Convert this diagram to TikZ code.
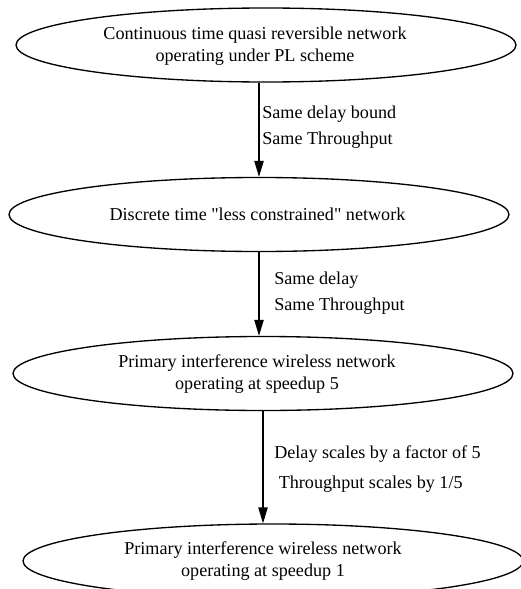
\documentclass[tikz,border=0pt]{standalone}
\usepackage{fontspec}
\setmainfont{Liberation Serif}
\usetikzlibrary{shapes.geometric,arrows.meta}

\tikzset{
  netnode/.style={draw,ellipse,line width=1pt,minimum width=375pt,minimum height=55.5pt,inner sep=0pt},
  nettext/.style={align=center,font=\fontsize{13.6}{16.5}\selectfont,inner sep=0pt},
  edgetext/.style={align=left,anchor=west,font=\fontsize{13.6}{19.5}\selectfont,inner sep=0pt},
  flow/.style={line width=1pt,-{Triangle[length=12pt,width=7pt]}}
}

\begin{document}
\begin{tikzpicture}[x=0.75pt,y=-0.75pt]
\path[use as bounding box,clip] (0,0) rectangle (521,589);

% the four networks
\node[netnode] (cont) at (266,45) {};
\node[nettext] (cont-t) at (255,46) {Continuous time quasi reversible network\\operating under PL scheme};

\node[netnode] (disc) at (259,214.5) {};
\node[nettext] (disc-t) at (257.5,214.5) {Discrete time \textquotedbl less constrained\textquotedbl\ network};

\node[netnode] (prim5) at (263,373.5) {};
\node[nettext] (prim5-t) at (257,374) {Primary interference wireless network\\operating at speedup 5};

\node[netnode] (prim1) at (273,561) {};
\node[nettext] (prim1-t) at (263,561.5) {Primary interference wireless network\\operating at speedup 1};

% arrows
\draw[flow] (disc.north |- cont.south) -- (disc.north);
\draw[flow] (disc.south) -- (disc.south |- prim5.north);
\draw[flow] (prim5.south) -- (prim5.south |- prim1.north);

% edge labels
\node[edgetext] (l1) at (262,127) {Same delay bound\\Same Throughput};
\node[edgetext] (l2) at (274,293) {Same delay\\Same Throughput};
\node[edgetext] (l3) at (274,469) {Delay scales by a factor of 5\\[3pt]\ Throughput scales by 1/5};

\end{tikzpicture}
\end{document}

◇ ◇ ◇ ◇

- Written instruction -
From the material above, reproduce everything verbatim except the pictures.

- Written response -
Convert this diagram to TikZ code.
\documentclass[tikz,border=0pt]{standalone}
\usepackage{fontspec}
\setmainfont{Liberation Serif}
\usetikzlibrary{shapes.geometric,arrows.meta}

\tikzset{
  netnode/.style={draw,ellipse,line width=1pt,minimum width=375pt,minimum height=55.5pt,inner sep=0pt},
  nettext/.style={align=center,font=\fontsize{13.6}{16.5}\selectfont,inner sep=0pt},
  edgetext/.style={align=left,anchor=west,font=\fontsize{13.6}{19.5}\selectfont,inner sep=0pt},
  flow/.style={line width=1pt,-{Triangle[length=12pt,width=7pt]}}
}

\begin{document}
\begin{tikzpicture}[x=0.75pt,y=-0.75pt]
\path[use as bounding box,clip] (0,0) rectangle (521,589);

% the four networks
\node[netnode] (cont) at (266,45) {};
\node[nettext] (cont-t) at (255,46) {Continuous time quasi reversible network\\operating under PL scheme};

\node[netnode] (disc) at (259,214.5) {};
\node[nettext] (disc-t) at (257.5,214.5) {Discrete time \textquotedbl less constrained\textquotedbl\ network};

\node[netnode] (prim5) at (263,373.5) {};
\node[nettext] (prim5-t) at (257,374) {Primary interference wireless network\\operating at speedup 5};

\node[netnode] (prim1) at (273,561) {};
\node[nettext] (prim1-t) at (263,561.5) {Primary interference wireless network\\operating at speedup 1};

% arrows
\draw[flow] (disc.north |- cont.south) -- (disc.north);
\draw[flow] (disc.south) -- (disc.south |- prim5.north);
\draw[flow] (prim5.south) -- (prim5.south |- prim1.north);

% edge labels
\node[edgetext] (l1) at (262,127) {Same delay bound\\Same Throughput};
\node[edgetext] (l2) at (274,293) {Same delay\\Same Throughput};
\node[edgetext] (l3) at (274,469) {Delay scales by a factor of 5\\[3pt]\ Throughput scales by 1/5};

\end{tikzpicture}
\end{document}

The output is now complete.